One shortcoming of the Bradley-Terry team ratings (which used wins and losses and logistic regression) is that, when rating teams, they entirely ignore margins of victory. In what follows, we’ll build a model that rates teams based on point differentials and also predicts point differentials. We can then use the residuals of this model to turn these predicted point differentials into projected win probabilities.
library(dplyr); library(data.table); library(reshape2)
library(lme4)
TourneySeeds <- fread("/home/jcross/MarchMadness/data/NCAATourneySeeds.csv")
SampleSubmission <- fread("/home/jcross/MarchMadness/data/SampleSubmissionStage1.csv")
Seasons <- fread("/home/jcross/MarchMadness/data/Seasons.csv")
Teams <- fread("/home/jcross/MarchMadness/data/Teams.csv")
TourneySlots <- fread("/home/jcross/MarchMadness/data/NCAATourneySlots.csv")
TourneyDetailedResults <- fread("/home/jcross/MarchMadness/data/NCAATourneyDetailedResults.csv")
TourneyCompactResults <- fread("/home/jcross/MarchMadness/data/NCAATourneyCompactResults.csv")
# TourneySeeds <- fread("/home/jcross/MarchMadness/data/WNCAATourneySeeds.csv")

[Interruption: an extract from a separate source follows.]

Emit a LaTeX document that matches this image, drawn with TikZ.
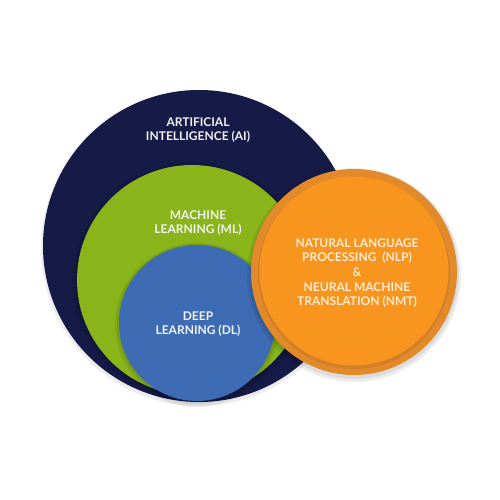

# SampleSubmission <- fread("/home/jcross/MarchMadness/data/WSampleSubmissionStage1.csv")
# Seasons <- fread("/home/jcross/MarchMadness/data/WSeasons.csv")

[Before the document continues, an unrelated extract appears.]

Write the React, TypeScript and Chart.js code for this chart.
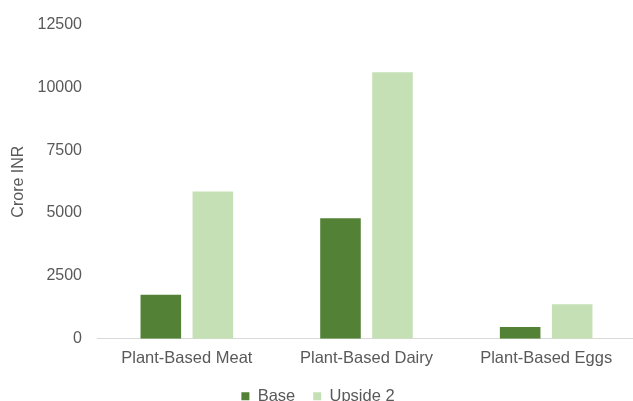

# Teams <- fread("/home/jcross/MarchMadness/data/WTeams.csv")
# TourneySlots <- fread("/home/jcross/MarchMadness/data/WNCAATourneySlots.csv")
# TourneyCompactResults <- fread("/home/jcross/MarchMadness/data/WNCAATourneyCompactResults.csv")
#new
RegularSeasonCompactResults <- fread("/home/jcross/MarchMadness/data/RegularSeasonCompactResults.csv")

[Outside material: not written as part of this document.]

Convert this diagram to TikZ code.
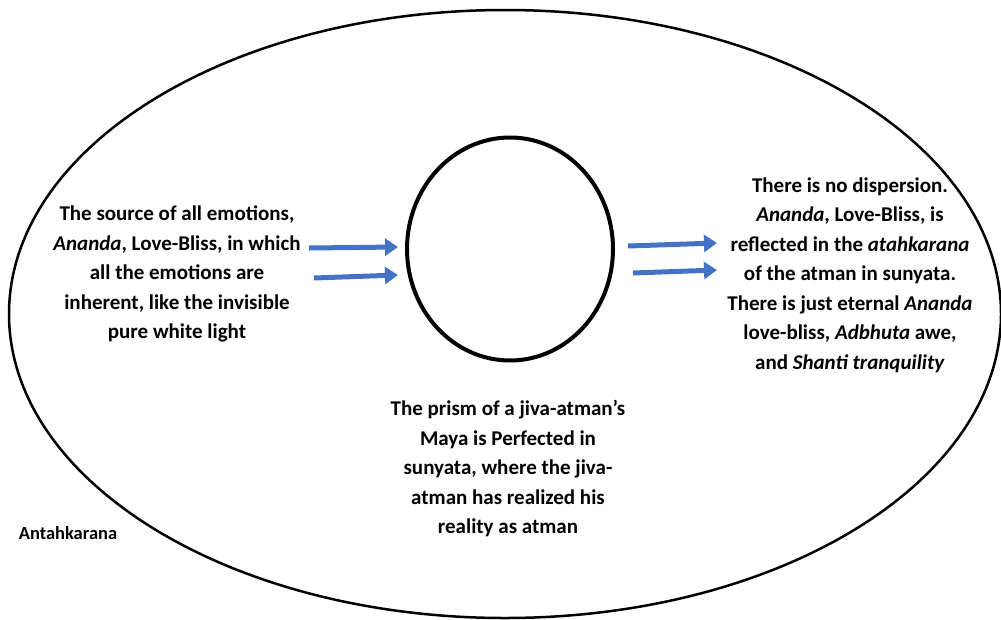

#RegularSeasonCompactResults <- fread("/home/jcross/MarchMadness/data/WRegularSeasonCompactResults.csv")
TourneySeeds <- TourneySeeds %>%
mutate(SeedNum = gsub("[A-Z+a-z]", "", Seed)) %>% select(Season, TeamID, SeedNum)
## Regular Season Results
RegularSeasonCompactResults <- fread("/home/jcross/MarchMadness/data/RegularSeasonCompactResults.csv",
data.table=FALSE)
RegularSeasonCompactResults <- RegularSeasonCompactResults %>% mutate(home = case_when(
WLoc == "N" ~ 0,
WLoc == "H" ~ 1,
WLoc == "A" ~ -1,
TRUE ~ 0
))
# Making a Data Frame of "Game to Predict" using the Sample Submission
games.to.predict <- cbind(SampleSubmission$ID, colsplit(SampleSubmission$ID, pattern = "_", names = c('season', 'team1', 'team2')))
temp <- left_join(games.to.predict, TourneySeeds, by=c("season"="Season", "team1"="TeamID"))
games.to.predict <- left_join(temp, TourneySeeds, by=c("season"="Season", "team2"="TeamID"))
colnames(games.to.predict)[c(1,5:6)] <- c("Id", "team1seed", "team2seed")
games.to.predict <- games.to.predict %>% mutate(team1seed = as.numeric(team1seed), team2seed = as.numeric(team2seed))
games.to.predict <- games.to.predict %>% mutate(seed_diff = team2seed-team1seed)
games.to.predict$home <- 0
Our data wrangling looks much like it did for the Bradley-Terry model except that we now also compute the point differential for each game:
season <- 2015
sub1 <- RegularSeasonCompactResults %>%
filter(Season==season) %>%
mutate(team1=as.factor(WTeamID), team2=as.factor(LTeamID), outcome=1, ptdiff=WScore-LScore) %>%
select(team1, team2, home, outcome, ptdiff)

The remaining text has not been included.